Rage Against God 02 – What’s wrong with atheism

Opening up Peter Hitchens’ memoir, he is quick to use his years of BBC reporter experience to focus in on an objective:

I then intend to address the fundamental failures of three atheistic arguments. Namely, that conflicts fought in the name of religion are always about religion; that it is ultimately possible to know with confidence what is right and what is wrong without acknowledging the existence of God; and that atheist states are not actually atheist. (p. 11)

Of course, when attacking various worldviews like atheism or Christianity, there is a somewhat agreed upon list of the major objections – in Christianity, it’s probably:

  • The problem of evil and suffering
  • The hiddenness of God
  • The reliability of scripture

It’s interesting that Hitchens chooses these three for atheism:

  • Conflicts fought in the name of religion not always religious
  • The existence and enunciation of moral truth
  • The cruelty of atheist states

The first and last items are related, and his logic is interesting here – while diminishing the association between religion and Christianity, he seeks to increase the association between atheism and the cruel atheist regimes of recent history.

Are these the strongest objections to atheism? I know that many atheists find these objections invalid for various reasons.

On His Brother, Atheist Chrsitopher Hitchens

As he has become more certain about the non-existence of God, I have become more certain that we cannot know such a thing in the way that we know anything else, and so must choose whether to believe or not. I think it is better by far to believe. I do not seek to thunder as he does, or to answer fury with fury or scorn with scorn. I do not loathe atheists, as Christopher claims to loathe believers. I am not angered by the failure of atheists to see what appears obvious to me. I understand that they see differently.

I do think that they have reasons for their belief, as I have reasons for mine, which are the real foundations of this argument.

Some interesting points here – I think I agree with Peter that so-called ‘hard atheism’ (“there is NO God”) is a declaration about something which we can’t know scientifically, any more than we can know God exists. It seems to come down to intuitive inference.

Although he often assumes that moral truths are self-evident, attributes purpose to the universe, and swerves dangerously round the problem of conscience—which surely cannot be conscience if he is right—he is astonishingly unable to grasp that these assumptions are problems for his argument. This inability closes his mind to a great part of the debate and so makes his atheist faith insuperable for as long as he himself chooses to accept it. (p. 12)

Ah, the problem of conscience, which surely can’t be conscience. Hmm. Again, I’m sure there are atheist responses to this ‘problem’ – I mean, isn’t there an answer to EVERY objection on all sides, and we are left to decide if it is credible?

On Getting Angry When Challenged

The difficulties of the anti-theists begin when they try to engage with anyone who does not agree with them, when their reaction is often a frustrated rage that the rest of us are so stupid. But what if that is not the problem? Their refusal to accept that others might be as intelligent as they, yet disagree, leads them into many snares.

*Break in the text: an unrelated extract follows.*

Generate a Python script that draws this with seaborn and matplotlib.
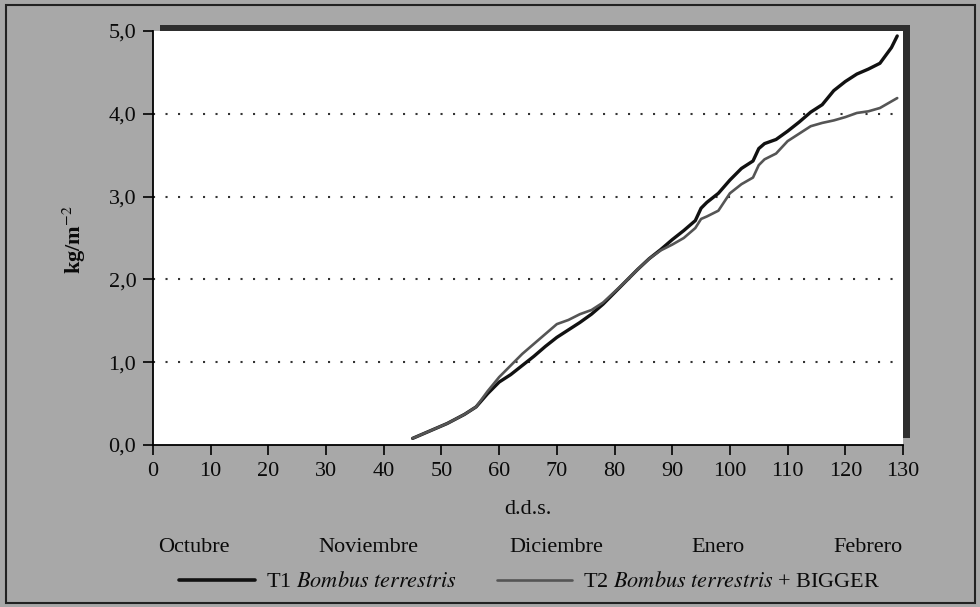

I tend to sympathize with them. I too have been angry with opponents who required me to re-examine opinions I had embraced more through passion than through reason. I too have felt the unsettling lurch beneath my feet as the solid ground of my belief has shifted. (p. 12)

OK, so many of us are guilty of angry with being challenged, and probably for reasons of immaturity. But Hitchens is right, it is very alarming to have our deepest assumptions about life seriously challenged, and most of us, if we are honest, embrace our convictions “more through passion than through reason.”

On Belittling Ideas That Have Got Under Our Skin

I do not know whether they have also experienced what often follows—namely, a long self-deceiving attempt to ignore or belittle truths that would upset a position in which I had long been comfortable; (p. 12)

I guess that’s just a defense mechanism for us. But I am glad that the insistence of ideas against our deceptions can eventually come through – even if our deception turns out to be holding the correct position for the wrong reasons.

On Fearing What Your Peer Group Might Think

in some ways even worse, it was a position held by almost everyone I knew, liked, or respected—people who would be shocked and perhaps hostile, mocking, or contemptuous if I gave in to my own reason.

But I suspect that they have experienced this form of doubt, and I suspect that the hot and stinging techniques of their argument, the occasional profanity and the persistent impatience and scorn, are as useful to them as they once were to me in fending it off. And yet in the end, while it may have convinced others, my own use of such techniques did not convince me. (p. 12)

I think independence from our peer group’s “group think” is essential in developing our own convictions. May we all have the courage to set out on our own!